>> Start Material provided

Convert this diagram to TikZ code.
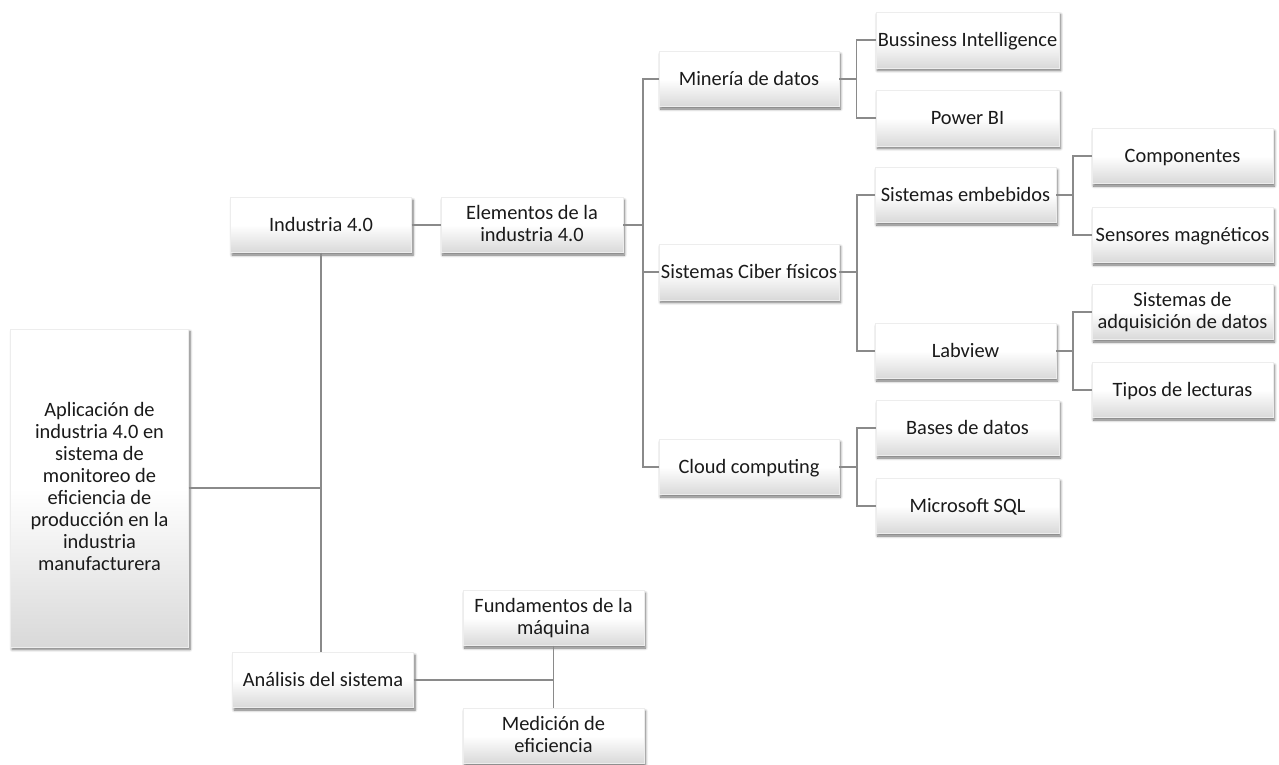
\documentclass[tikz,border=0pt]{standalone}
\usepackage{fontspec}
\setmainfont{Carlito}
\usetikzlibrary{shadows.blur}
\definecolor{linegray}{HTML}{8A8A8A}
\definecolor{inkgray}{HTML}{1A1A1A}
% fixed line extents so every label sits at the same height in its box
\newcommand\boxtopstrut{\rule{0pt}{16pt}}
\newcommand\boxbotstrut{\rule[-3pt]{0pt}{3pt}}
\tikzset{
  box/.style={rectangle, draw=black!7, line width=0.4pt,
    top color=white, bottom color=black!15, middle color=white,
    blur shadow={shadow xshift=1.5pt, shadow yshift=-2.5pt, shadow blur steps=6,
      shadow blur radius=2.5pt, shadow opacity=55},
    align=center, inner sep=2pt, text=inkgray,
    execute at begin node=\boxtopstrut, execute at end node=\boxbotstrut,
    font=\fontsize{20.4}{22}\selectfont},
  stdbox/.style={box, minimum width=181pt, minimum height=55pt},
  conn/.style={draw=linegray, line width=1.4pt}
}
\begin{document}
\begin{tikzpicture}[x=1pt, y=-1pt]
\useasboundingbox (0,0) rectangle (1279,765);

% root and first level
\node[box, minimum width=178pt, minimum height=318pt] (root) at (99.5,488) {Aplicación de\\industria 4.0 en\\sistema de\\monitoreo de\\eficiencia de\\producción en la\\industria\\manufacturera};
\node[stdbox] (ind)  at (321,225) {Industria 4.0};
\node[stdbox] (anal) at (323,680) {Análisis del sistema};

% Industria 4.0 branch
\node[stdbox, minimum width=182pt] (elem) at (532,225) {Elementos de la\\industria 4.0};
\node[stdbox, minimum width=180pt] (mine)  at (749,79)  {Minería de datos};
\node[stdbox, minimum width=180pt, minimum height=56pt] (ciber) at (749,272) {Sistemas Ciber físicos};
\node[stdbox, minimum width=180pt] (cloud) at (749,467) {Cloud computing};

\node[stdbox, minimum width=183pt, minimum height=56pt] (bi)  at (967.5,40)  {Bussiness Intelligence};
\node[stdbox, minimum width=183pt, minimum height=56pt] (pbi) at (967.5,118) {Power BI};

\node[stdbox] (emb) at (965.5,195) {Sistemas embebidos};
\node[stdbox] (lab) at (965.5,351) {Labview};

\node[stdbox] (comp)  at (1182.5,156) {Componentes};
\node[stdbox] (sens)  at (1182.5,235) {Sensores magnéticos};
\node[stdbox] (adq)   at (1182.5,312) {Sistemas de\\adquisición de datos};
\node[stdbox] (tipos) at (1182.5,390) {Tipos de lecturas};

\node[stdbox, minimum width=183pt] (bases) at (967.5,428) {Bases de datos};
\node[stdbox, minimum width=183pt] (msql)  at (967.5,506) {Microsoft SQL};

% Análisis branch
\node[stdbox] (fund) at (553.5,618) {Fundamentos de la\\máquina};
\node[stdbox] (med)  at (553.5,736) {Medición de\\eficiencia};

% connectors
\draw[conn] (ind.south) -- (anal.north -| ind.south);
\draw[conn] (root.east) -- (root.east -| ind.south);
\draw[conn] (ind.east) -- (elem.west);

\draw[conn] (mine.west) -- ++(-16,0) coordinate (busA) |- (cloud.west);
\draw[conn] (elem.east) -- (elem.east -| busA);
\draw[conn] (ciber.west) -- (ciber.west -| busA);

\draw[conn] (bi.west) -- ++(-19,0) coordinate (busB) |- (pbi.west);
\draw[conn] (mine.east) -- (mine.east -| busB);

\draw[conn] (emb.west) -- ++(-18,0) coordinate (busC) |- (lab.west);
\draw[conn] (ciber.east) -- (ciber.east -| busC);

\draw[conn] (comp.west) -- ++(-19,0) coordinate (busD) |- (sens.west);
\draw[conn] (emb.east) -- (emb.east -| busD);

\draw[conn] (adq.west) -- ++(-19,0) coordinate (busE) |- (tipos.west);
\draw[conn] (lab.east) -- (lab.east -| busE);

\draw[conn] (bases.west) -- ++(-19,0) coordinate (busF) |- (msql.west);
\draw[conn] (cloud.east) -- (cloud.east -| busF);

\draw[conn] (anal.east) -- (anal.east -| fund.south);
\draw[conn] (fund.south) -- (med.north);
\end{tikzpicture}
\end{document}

>> End Material provided
>> Start Material provided

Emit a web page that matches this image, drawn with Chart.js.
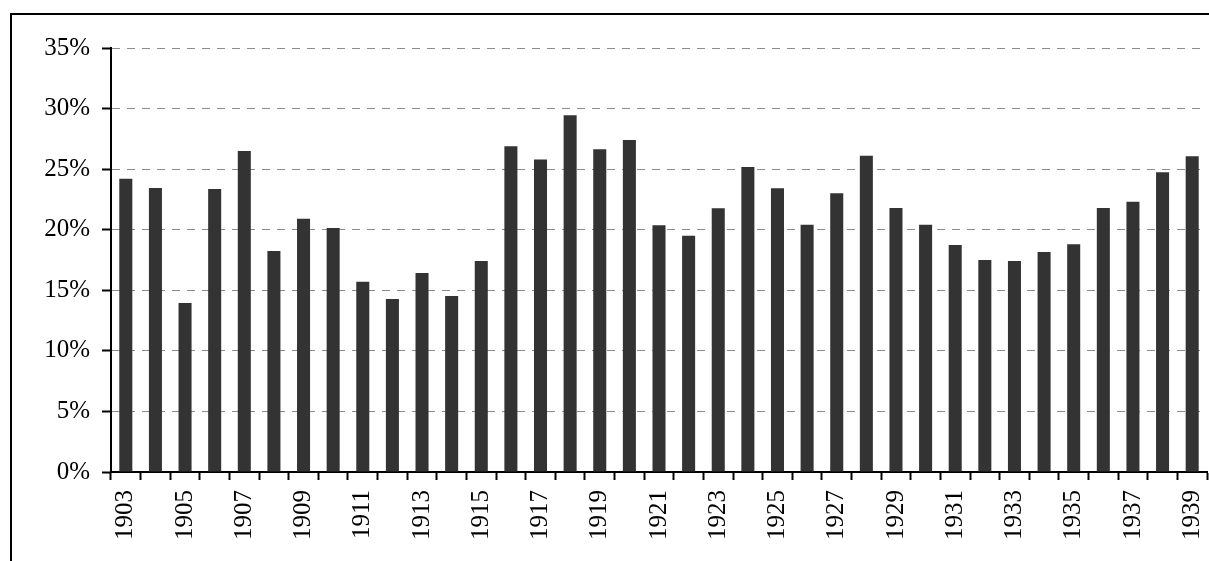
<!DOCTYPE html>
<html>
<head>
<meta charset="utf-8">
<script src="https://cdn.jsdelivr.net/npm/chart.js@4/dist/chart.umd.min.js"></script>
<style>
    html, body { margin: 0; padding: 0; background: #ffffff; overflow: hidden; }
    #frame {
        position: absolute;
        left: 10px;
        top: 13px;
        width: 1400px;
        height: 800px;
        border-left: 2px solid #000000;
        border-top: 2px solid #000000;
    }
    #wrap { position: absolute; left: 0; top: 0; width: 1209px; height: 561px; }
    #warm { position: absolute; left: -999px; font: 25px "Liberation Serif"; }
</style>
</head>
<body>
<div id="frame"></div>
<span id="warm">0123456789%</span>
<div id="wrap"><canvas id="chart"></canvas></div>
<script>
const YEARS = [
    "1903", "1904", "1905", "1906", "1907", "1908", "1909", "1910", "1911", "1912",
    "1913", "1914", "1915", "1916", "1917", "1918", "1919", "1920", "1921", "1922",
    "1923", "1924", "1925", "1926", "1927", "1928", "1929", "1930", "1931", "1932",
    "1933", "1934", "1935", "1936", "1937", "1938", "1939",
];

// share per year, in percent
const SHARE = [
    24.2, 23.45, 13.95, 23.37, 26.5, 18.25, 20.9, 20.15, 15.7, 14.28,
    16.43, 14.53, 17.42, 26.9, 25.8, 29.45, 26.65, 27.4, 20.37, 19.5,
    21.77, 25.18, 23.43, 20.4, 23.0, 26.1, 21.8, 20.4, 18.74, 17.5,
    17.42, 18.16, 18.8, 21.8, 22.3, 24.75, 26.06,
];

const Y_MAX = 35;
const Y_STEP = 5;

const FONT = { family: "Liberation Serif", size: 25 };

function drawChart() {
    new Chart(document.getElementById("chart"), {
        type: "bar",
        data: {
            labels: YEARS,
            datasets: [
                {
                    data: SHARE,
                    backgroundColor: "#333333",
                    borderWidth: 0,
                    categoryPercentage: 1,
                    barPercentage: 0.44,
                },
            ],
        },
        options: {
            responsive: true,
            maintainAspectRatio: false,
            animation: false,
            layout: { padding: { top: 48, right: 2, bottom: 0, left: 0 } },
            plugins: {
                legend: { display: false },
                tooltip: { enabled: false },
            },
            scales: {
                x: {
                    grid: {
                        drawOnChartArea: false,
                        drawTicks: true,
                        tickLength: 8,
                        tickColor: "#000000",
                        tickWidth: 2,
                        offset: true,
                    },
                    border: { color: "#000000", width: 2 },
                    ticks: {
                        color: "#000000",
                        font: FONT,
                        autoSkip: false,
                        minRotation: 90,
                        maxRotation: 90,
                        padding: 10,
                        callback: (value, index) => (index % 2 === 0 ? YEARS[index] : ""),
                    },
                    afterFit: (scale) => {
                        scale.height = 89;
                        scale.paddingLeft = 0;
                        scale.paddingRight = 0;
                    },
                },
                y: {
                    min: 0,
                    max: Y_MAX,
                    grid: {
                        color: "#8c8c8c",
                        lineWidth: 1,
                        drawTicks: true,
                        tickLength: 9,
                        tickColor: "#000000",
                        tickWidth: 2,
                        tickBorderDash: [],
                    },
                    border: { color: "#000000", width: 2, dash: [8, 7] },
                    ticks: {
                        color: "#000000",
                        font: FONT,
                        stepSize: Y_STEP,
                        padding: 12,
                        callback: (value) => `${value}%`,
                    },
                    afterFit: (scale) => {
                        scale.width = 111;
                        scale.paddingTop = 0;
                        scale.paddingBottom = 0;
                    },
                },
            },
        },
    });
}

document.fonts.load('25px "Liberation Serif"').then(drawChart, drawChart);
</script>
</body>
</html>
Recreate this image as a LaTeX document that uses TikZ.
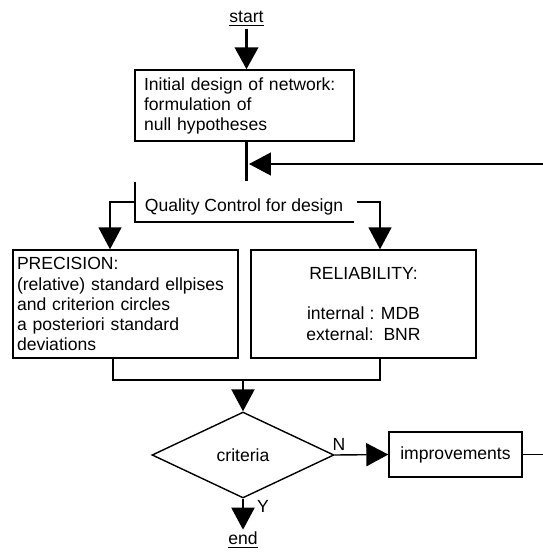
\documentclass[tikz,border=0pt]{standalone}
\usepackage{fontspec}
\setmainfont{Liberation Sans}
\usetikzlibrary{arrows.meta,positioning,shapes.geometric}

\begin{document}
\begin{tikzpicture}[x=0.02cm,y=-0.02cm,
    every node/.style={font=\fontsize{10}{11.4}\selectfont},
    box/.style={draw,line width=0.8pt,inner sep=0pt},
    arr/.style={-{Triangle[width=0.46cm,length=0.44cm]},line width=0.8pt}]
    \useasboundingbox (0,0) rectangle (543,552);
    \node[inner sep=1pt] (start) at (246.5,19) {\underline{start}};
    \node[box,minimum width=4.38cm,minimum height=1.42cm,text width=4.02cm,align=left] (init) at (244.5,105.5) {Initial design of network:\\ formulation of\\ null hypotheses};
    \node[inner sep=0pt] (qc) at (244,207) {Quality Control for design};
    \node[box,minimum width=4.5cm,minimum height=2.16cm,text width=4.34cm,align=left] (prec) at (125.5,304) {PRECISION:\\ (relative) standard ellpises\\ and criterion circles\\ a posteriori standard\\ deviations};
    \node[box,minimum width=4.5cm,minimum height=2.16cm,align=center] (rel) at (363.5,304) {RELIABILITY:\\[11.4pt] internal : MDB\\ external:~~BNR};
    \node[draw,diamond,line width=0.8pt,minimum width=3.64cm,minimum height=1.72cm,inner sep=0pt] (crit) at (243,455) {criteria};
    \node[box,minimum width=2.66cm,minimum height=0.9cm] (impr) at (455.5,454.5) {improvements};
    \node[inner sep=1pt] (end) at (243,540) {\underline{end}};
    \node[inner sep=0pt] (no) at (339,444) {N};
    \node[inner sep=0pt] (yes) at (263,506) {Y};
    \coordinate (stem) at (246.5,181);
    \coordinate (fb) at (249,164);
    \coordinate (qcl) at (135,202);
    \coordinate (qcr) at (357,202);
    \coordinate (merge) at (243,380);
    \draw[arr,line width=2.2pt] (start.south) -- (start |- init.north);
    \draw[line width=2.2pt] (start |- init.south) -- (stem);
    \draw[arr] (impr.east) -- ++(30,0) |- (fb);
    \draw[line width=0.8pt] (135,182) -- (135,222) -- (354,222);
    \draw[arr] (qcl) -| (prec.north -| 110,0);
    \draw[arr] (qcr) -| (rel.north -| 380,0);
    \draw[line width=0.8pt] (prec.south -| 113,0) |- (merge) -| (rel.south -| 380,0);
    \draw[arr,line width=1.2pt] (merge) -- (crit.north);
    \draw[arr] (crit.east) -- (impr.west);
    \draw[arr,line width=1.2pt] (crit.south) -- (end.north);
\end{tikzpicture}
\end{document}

>> End Material provided
>> Start Material provided

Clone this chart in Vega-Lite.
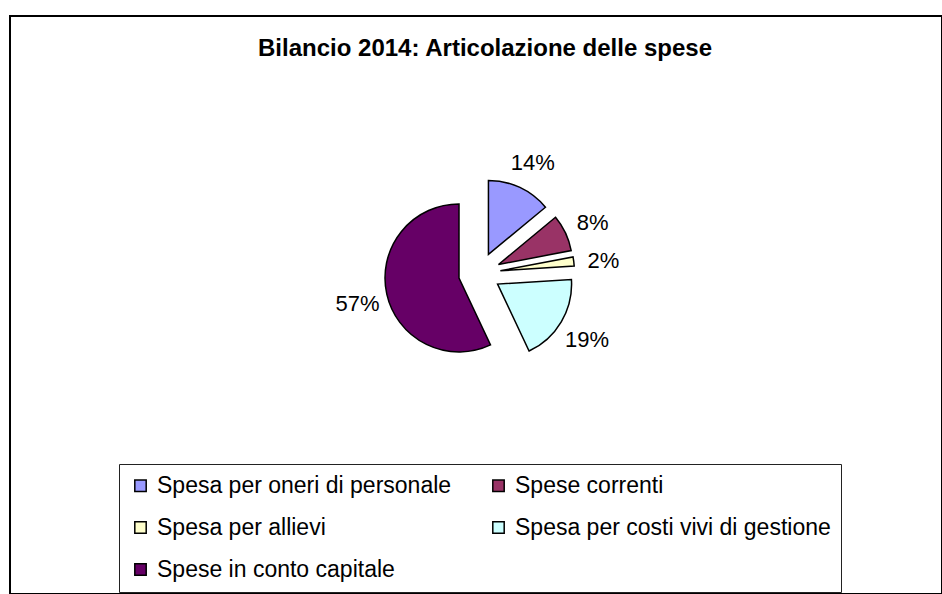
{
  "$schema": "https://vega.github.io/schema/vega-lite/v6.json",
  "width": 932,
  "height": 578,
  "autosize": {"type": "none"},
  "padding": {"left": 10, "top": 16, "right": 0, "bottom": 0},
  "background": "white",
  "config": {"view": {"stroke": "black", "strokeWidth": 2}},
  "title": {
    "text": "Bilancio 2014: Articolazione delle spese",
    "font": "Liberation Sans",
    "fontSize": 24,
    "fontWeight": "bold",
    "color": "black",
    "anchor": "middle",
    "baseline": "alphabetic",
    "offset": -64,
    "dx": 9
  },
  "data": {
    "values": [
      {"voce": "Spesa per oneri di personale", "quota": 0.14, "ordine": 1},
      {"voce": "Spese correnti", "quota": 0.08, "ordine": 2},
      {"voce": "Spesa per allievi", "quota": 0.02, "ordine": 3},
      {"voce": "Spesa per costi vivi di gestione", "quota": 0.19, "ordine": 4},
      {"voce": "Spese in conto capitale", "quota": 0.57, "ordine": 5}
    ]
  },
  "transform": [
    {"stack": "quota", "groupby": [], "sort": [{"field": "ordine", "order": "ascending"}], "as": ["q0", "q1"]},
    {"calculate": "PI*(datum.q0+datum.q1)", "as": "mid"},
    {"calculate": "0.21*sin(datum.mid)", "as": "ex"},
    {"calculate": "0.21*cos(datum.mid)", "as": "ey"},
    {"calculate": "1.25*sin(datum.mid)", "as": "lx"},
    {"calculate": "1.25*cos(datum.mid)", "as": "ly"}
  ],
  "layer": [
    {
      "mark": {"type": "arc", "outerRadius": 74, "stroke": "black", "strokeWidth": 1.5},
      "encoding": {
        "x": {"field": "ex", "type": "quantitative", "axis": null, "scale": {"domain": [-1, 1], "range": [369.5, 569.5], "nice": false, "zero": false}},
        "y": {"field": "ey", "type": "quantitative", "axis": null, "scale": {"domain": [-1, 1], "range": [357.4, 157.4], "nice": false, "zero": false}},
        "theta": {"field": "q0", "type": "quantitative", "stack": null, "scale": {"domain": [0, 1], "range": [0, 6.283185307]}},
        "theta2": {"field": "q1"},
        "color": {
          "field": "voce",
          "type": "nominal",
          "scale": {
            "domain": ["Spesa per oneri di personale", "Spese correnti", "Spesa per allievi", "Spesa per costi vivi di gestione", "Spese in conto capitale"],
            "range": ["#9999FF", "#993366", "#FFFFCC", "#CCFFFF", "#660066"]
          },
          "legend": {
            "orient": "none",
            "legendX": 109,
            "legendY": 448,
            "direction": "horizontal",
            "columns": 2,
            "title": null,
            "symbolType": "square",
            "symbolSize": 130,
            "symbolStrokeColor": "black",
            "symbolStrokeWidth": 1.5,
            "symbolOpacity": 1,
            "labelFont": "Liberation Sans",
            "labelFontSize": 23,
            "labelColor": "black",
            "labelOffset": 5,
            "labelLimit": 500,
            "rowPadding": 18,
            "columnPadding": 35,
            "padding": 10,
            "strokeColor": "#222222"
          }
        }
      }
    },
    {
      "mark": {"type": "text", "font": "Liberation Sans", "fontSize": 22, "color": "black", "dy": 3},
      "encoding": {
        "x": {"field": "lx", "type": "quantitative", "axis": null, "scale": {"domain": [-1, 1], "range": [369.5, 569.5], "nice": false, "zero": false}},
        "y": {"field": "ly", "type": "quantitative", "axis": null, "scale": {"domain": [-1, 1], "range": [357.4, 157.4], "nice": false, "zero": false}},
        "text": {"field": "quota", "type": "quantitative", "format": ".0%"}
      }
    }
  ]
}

>> End Material provided

● What is needed:
Gather every line containing the word "that" and copy it.

● Complete output:
Emit a web page that matches this image, drawn with Chart.js.
Recreate this image as a LaTeX document that uses TikZ.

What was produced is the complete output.